Children who live with smokers end up in the doctor’s office or hospital more often than those not exposed to tobacco smoke, according to new research.
Children who live with smokers end up in the doctor’s office or hospital more often than those not exposed to tobacco smoke, according to new research that was presented at the Pediatric Academic Societies 2016 Meeting. The new research finds that even passive exposure to tobacco smoke in the home increases childhood illnesses and that children living with smokers need medical care more frequently.
The analysis, titled Tobacco Smoke Exposure and Health Care Utilization among Children Nationwide, compared patterns of healthcare utilization among children who did or did not live with smokers. The research team, led by Ashley Merianos, PhD, used a nationally representative sample of children aged 0-17 years for the study. Data was used from the 2011-2012 National Survey on Children’s Health, which is conducted by the CDC’s National Center for Health Statistics. The final study included 95,677 children.

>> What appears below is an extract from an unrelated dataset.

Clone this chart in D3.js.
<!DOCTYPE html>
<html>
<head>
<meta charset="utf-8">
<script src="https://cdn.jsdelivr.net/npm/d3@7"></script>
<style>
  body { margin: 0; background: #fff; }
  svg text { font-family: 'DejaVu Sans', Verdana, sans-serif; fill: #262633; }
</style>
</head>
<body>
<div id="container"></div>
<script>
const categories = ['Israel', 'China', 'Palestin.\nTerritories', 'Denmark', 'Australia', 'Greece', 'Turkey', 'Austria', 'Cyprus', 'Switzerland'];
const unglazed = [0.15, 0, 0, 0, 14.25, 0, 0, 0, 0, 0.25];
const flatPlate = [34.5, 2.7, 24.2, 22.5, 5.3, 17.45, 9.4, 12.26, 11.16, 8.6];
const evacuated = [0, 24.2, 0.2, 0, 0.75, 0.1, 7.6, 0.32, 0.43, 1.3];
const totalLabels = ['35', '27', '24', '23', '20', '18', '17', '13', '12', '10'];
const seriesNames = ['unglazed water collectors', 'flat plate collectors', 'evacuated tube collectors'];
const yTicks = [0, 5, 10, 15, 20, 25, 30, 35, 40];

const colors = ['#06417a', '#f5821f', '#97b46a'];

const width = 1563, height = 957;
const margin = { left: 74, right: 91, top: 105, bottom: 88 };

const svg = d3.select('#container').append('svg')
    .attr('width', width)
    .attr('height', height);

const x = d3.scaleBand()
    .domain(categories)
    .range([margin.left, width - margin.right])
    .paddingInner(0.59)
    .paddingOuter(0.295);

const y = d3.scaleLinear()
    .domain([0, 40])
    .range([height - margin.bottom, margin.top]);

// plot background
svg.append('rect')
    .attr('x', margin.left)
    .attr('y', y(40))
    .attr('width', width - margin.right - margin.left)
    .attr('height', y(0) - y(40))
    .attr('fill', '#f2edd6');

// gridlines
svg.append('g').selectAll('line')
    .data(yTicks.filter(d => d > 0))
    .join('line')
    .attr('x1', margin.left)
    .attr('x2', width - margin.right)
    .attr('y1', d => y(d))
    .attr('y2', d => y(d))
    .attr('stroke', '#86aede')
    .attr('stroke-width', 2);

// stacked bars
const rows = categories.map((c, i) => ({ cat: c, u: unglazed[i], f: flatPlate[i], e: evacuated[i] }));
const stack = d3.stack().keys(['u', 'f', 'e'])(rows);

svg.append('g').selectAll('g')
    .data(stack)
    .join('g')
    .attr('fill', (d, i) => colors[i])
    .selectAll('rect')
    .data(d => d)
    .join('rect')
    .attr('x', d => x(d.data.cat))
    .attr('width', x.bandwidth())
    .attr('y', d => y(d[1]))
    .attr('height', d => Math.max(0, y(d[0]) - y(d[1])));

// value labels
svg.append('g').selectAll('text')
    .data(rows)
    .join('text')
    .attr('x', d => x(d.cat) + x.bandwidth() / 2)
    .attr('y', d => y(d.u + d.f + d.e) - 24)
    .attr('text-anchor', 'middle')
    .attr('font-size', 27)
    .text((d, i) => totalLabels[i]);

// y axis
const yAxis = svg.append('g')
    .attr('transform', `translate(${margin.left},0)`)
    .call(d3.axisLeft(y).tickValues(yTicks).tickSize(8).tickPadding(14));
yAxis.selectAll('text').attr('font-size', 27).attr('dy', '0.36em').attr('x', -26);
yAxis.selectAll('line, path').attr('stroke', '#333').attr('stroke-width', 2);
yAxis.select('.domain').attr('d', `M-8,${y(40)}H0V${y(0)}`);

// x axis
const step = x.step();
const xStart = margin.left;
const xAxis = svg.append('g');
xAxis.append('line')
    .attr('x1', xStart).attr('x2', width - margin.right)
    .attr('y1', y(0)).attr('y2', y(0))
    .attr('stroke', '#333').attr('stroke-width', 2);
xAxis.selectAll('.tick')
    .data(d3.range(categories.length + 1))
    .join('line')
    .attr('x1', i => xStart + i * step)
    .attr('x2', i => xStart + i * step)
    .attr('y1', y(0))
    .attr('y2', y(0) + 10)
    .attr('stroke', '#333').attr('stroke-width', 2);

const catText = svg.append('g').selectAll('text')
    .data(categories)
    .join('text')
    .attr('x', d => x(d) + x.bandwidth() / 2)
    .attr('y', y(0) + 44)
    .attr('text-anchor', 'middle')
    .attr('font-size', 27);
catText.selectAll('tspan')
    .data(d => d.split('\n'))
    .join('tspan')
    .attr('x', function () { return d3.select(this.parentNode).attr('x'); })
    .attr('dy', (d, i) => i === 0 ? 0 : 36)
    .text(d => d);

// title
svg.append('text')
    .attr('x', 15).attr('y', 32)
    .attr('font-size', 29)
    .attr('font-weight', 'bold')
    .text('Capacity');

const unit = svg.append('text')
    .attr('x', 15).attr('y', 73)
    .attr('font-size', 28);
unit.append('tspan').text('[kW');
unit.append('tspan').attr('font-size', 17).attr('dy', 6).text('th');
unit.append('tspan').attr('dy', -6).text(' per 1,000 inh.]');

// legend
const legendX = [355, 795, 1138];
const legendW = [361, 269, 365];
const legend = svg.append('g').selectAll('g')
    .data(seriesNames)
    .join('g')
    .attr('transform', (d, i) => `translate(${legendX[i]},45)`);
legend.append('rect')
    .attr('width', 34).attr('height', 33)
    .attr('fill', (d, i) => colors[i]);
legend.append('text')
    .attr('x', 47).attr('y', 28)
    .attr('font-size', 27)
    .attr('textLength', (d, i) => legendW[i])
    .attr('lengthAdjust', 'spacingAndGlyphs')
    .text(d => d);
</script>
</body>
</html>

The researchers found that a total of 24% of the children in the study, corresponding to a weighted total of 17.6 million children across the United States, lived with smokers. About 5% of the children lived with someone who smokes inside the home. This figure would be equivalent to a weighted sum of 3.6 million US children.
Researchers said that children who lived with a smoker or who had exposure to tobacco smoke inside the home were significantly more likely to have had any medical care visit, including sick care. At the same time, these kids were considerably less likely to have had any dental care visits.

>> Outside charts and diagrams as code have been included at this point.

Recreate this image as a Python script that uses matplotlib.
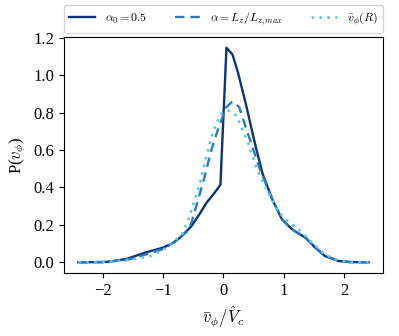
import matplotlib
matplotlib.use("Agg")
import matplotlib.pyplot as plt

plt.rcParams['font.family'] = ['Liberation Serif', 'DejaVu Serif']
plt.rcParams['mathtext.fontset'] = 'cm'

x_a0 = [-2.4, -2.0, -1.87, -1.6, -1.3, -1.1, -1.0, -0.85, -0.72, -0.6, -0.53, -0.4, -0.28, -0.15, -0.05,
        0.05, 0.15, 0.24, 0.37, 0.51, 0.645, 0.81, 0.97, 1.14, 1.36, 1.52, 1.68, 1.90, 2.1, 2.4]
y_a0 = [0, 0.001, 0.004, 0.018, 0.051, 0.069, 0.078, 0.1, 0.131, 0.17, 0.193, 0.255, 0.318, 0.37, 0.414,
        1.147, 1.11, 1.015, 0.847, 0.65, 0.476, 0.334, 0.228, 0.175, 0.131, 0.078, 0.033, 0.007, 0.001, 0]

x_lz = [-2.4, -2.0, -1.6, -1.3, -1.0, -0.8, -0.6, -0.53, -0.42, -0.31, -0.2, -0.1, 0.0, 0.05, 0.15,
        0.26, 0.37, 0.48, 0.6, 0.81, 0.97, 1.14, 1.36, 1.52, 1.68, 1.9, 2.1, 2.4]
y_lz = [0, 0.001, 0.012, 0.04, 0.07, 0.11, 0.165, 0.21, 0.334, 0.458, 0.6, 0.7, 0.79, 0.83, 0.86,
        0.83, 0.72, 0.617, 0.5, 0.334, 0.23, 0.175, 0.13, 0.078, 0.035, 0.008, 0.001, 0]

x_vr = [-2.4, -2.0, -1.87, -1.49, -1.21, -0.89, -0.67, -0.56, -0.39, -0.28, -0.17, -0.05, 0.05, 0.1,
        0.21, 0.32, 0.43, 0.56, 0.7, 0.92, 1.1, 1.25, 1.46, 1.68, 1.9, 2.1, 2.4]
y_vr = [0, 0.001, 0.004, 0.016, 0.033, 0.086, 0.157, 0.246, 0.42, 0.57, 0.70, 0.79, 0.81, 0.81,
        0.785, 0.705, 0.617, 0.49, 0.4, 0.264, 0.21, 0.175, 0.105, 0.04, 0.01, 0.002, 0]

labels = [r'$\alpha_0=0.5$', r'$\alpha=L_z/L_{z,max}$', r'$\bar{v}_\phi(R)$']

fig = plt.figure(figsize=(3.99, 3.36), dpi=100)
ax = fig.add_axes([0.160, 0.1875, 0.800, 0.7025])

ax.plot(x_a0, y_a0, color='#0b3476', lw=1.7, ls='-', label=labels[0])
ax.plot(x_lz, y_lz, color='#2b7bbd', lw=1.7, ls=(0, (4, 2.5)), label=labels[1])
ax.plot(x_vr, y_vr, color='#5cc6f5', lw=1.9, ls=(0, (1, 2)), label=labels[2])

ax.set_yticks([0.0, 0.2, 0.4, 0.6, 0.8, 1.0, 1.2])
ax.set_xticks([-2, -1, 0, 1, 2])
ax.tick_params(labelsize=12)
ax.set_xlabel(r'$\bar{v}_\phi/\hat{V}_c$', fontsize=12)
ax.set_ylabel(r'P($v_\phi$)', fontsize=12)

ax.legend(loc='lower left', bbox_to_anchor=(0, 1.017, 1, 0.1), mode='expand', ncol=3,
          fontsize=8.5, borderaxespad=0, handlelength=2.2, borderpad=0.45, frameon=True)

fig.savefig('out.png', dpi=100)
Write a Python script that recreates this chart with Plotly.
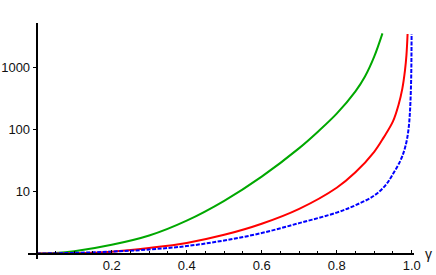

Tobacco smoke exposure has been consistently associated with an increased prevalence of physical health consequences for children. Tobacco smoke exposure-related illnesses represent a great proportion of preventable childhood morbidity and may contribute to increased demand for healthcare services.
The number of children who lived with a smoker or were exposed to tobacco smoke inside the home was significantly high, and even the number of children who received sick care or health advice at a pediatric emergency department is alarming, according to the researchers. This setting may be a potential venue for health messages to inform caregivers about the dangers of tobacco smoke exposure for children.

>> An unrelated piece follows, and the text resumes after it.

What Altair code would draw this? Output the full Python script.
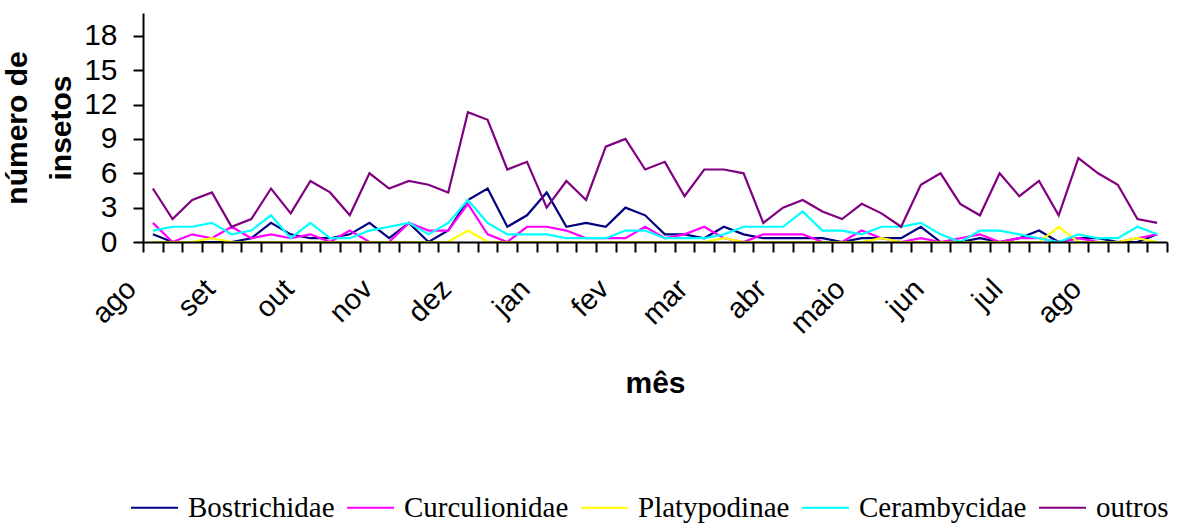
import json
import altair as alt
import pandas as pd

# month labels, one every four sampling dates
months = ["ago", "set", "out", "nov", "dez", "jan", "fev", "mar", "abr", "maio", "jun", "jul", "ago"]

series_names = ["Bostrichidae", "Curculionidae", "Platypodinae", "Cerambycidae", "outros"]
series_colors = ["#000080", "#FF00FF", "#FFFF00", "#00FFFF", "#800080"]

bostrichidae = [0.67, 0, 0, 0, 0, 0.33, 1.67, 0.67, 0.33, 0.33, 0.67, 1.67, 0.33, 1.67,
                0, 1.0, 3.67, 4.67, 1.33, 2.33, 4.33, 1.33, 1.67, 1.33, 3.0, 2.33, 0.67,
                0.67, 0.33, 1.33, 0.67, 0.33, 0.33, 0.33, 0.33, 0, 0.33, 0.33, 0.33, 1.33,
                0, 0, 0.33, 0, 0.33, 1.0, 0, 0.33, 0.33, 0, 0, 0.67]
curculionidae = [1.67, 0, 0.67, 0.33, 1.33, 0.33, 0.67, 0.33, 0.67, 0, 1.0, 0, 0, 1.67,
                 1.0, 1.0, 3.33, 0.67, 0, 1.33, 1.33, 1.0, 0.33, 0.33, 0.33, 1.33, 0.33,
                 0.67, 1.33, 0.33, 0, 0.67, 0.67, 0.67, 0, 0, 1.0, 0.33, 0, 0.33,
                 0, 0.33, 0.67, 0, 0.33, 0.33, 0, 0.33, 0, 0, 0.33, 0.67]
platypodinae = [0, 0, 0, 0.33, 0, 0, 0, 0, 0, 0, 0, 0, 0, 0,
                0, 0, 1.0, 0, 0, 0, 0, 0, 0, 0, 0, 0, 0,
                0, 0, 0.33, 0, 0, 0, 0, 0, 0, 0, 0.33, 0, 0,
                0, 0, 0, 0, 0, 0, 1.33, 0, 0, 0, 0.33, 0]
cerambycidae = [1.0, 1.33, 1.33, 1.67, 0.67, 1.0, 2.33, 0.33, 1.67, 0.33, 0.33, 1.0, 1.33, 1.67,
                0.67, 1.67, 3.67, 1.67, 0.67, 0.67, 0.67, 0.33, 0.33, 0.33, 1.0, 1.0, 0.33,
                0.33, 0.33, 0.67, 1.33, 1.33, 1.33, 2.67, 1.0, 1.0, 0.67, 1.33, 1.33, 1.67,
                0.67, 0, 1.0, 1.0, 0.67, 0.33, 0, 0.67, 0.33, 0.33, 1.33, 0.67]
outros = [4.67, 2.0, 3.67, 4.33, 1.33, 2.0, 4.67, 2.5, 5.33, 4.33, 2.33, 6.0, 4.67, 5.33,
          5.0, 4.33, 11.33, 10.67, 6.33, 7.0, 3.0, 5.33, 3.67, 8.33, 9.0, 6.33, 7.0,
          4.0, 6.33, 6.33, 6.0, 1.67, 3.0, 3.67, 2.67, 2.0, 3.33, 2.5, 1.33, 5.0,
          6.0, 3.33, 2.33, 6.0, 4.0, 5.33, 2.33, 7.33, 6.0, 5.0, 2.0, 1.67]

y_ticks = [0, 3, 6, 9, 12, 15, 18]

all_series = [bostrichidae, curculionidae, platypodinae, cerambycidae, outros]
n_dates = len(outros)

rows = []
for name, values in zip(series_names, all_series):
    for i, v in enumerate(values):
        # each date sits in the middle of its category slot
        rows.append({"serie": name, "pos": i + 0.5, "valor": v})
df = pd.DataFrame(rows)

label_expr = (
    f"datum.value % 4 == 0 && datum.value < {n_dates} ? "
    f"{json.dumps(months)}[datum.value / 4] : ''"
)

chart = alt.Chart(df).mark_line(strokeWidth=2.2).encode(
    x=alt.X(
        "pos:Q",
        scale=alt.Scale(domain=[0, n_dates], nice=False, zero=False),
        axis=alt.Axis(
            values=list(range(n_dates + 1)),
            labelExpr=label_expr,
            labelAngle=-45,
            labelAlign="right",
            labelBaseline="middle",
            labelFontSize=29,
            labelPadding=32,
            labelOffset=-12,
            labelOverlap=False,
            labelFlush=False,
            title="mês",
            titleFontSize=30,
            titleFontWeight="bold",
            titleX=512,
            titleY=150,
            titleBaseline="alphabetic",
            titleAlign="center",
            zindex=1,
        ),
    ),
    y=alt.Y(
        "valor:Q",
        scale=alt.Scale(domain=[0, 20], nice=False),
        axis=alt.Axis(
            values=y_ticks,
            labelFontSize=30,
            labelPadding=16,
            labelFlush=False,
            title=["número de", "insetos"],
            titleFontSize=30,
            titleFontWeight="bold",
            titleAngle=-90,
            titleX=-117,
            titleY=114.5,
            titleAlign="center",
            titleBaseline="alphabetic",
            titleLineHeight=44,
            zindex=1,
        ),
    ),
    color=alt.Color(
        "serie:N",
        scale=alt.Scale(domain=series_names, range=series_colors),
        legend=alt.Legend(
            title=None,
            orient="none",
            legendX=-13,
            legendY=470,
            direction="horizontal",
            symbolType="stroke",
            symbolSize=2209,
            symbolStrokeWidth=2,
            labelFont="Liberation Serif",
            labelFontSize=29,
            labelOffset=9,
            labelLimit=0,
            columnPadding=8,
        ),
    ),
    detail="serie:N",
).properties(
    width=1024,
    height=229,
    autosize=alt.AutoSizeParams(type="none"),
    padding={"left": 143, "top": 13, "right": 14, "bottom": 281},
    background="white",
).configure_view(
    stroke=None,
).configure_axis(
    grid=False,
    domainColor="black",
    domainWidth=2,
    tickColor="black",
    tickWidth=2,
    tickSize=10,
    labelColor="black",
    titleColor="black",
    labelFont="Liberation Sans",
    titleFont="Liberation Sans",
)

chart.save("out.html", embed_options={"renderer": "svg", "actions": False})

“Our findings indicate that tobacco smoke exposure has a significant impact on demand for health care services,” Merianos said. “Settings with a high volume of children exposed to tobacco smoke at home, including pediatric emergency departments, could serve as effective outlets for health messages to inform caregivers about the dangers of smoking around children and help decrease these potentially preventable tobacco smoke exposure-related visits and associated costs.”